◆ AVAILABLE DATA ◆
- - -

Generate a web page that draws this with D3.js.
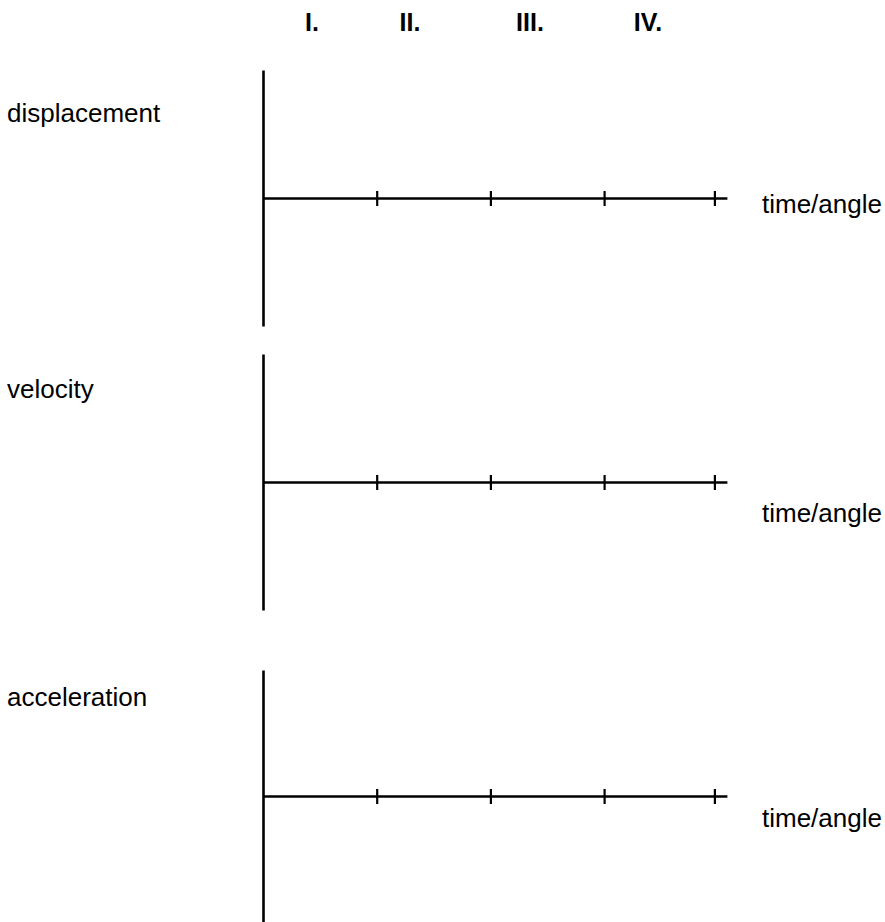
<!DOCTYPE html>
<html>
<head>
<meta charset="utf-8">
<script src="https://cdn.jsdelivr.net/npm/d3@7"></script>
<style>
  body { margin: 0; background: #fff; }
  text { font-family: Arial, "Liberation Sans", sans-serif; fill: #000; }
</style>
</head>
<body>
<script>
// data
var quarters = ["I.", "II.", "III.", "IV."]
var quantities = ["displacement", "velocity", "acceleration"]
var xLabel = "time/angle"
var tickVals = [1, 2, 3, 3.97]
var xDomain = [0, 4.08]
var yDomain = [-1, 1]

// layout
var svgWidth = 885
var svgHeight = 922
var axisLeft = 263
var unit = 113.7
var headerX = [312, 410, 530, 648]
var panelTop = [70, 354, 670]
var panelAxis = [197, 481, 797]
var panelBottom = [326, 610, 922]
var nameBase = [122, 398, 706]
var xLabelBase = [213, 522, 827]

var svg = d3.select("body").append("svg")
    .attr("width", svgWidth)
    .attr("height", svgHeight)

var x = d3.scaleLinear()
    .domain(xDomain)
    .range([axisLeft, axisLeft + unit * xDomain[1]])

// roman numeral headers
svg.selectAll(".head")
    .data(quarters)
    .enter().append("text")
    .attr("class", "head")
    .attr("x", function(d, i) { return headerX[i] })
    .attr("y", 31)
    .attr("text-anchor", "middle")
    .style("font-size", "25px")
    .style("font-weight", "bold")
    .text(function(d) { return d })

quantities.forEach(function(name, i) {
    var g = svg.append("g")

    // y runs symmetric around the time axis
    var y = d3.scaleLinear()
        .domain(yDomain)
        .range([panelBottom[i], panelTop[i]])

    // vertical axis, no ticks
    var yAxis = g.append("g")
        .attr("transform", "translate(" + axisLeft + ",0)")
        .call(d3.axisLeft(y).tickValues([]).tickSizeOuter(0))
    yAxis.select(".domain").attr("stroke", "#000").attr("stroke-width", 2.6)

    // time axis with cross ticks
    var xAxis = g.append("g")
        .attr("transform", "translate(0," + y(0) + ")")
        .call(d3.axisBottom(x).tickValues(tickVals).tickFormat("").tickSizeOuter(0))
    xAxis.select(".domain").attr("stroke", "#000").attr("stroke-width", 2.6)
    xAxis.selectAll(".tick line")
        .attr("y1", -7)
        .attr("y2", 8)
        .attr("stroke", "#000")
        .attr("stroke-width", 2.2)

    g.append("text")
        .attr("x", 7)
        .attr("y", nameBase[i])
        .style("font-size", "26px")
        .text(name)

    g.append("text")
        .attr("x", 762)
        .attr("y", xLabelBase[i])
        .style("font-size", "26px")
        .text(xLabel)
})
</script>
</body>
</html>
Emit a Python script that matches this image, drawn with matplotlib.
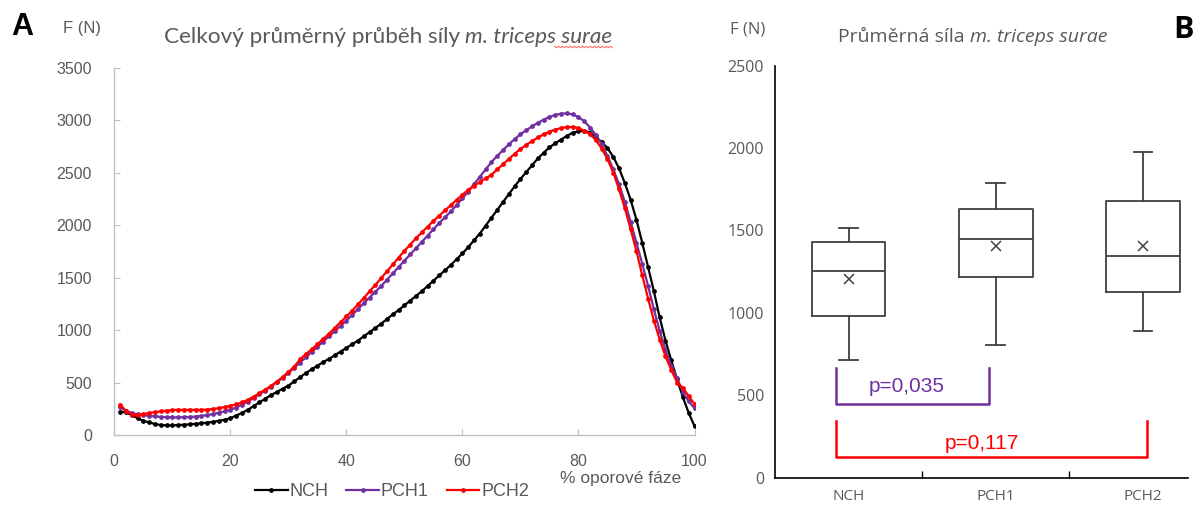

- - -

◆ BRIEF ◆
Starting at the top of the listing above, reproduce each line up to and including the one with "var yDomain = [-1, 1]"; omit the pictures.

◆ RESPONSE ◆
Generate a web page that draws this with D3.js.
<!DOCTYPE html>
<html>
<head>
<meta charset="utf-8">
<script src="https://cdn.jsdelivr.net/npm/d3@7"></script>
<style>
  body { margin: 0; background: #fff; }
  text { font-family: Arial, "Liberation Sans", sans-serif; fill: #000; }
</style>
</head>
<body>
<script>
// data
var quarters = ["I.", "II.", "III.", "IV."]
var quantities = ["displacement", "velocity", "acceleration"]
var xLabel = "time/angle"
var tickVals = [1, 2, 3, 3.97]
var xDomain = [0, 4.08]
var yDomain = [-1, 1]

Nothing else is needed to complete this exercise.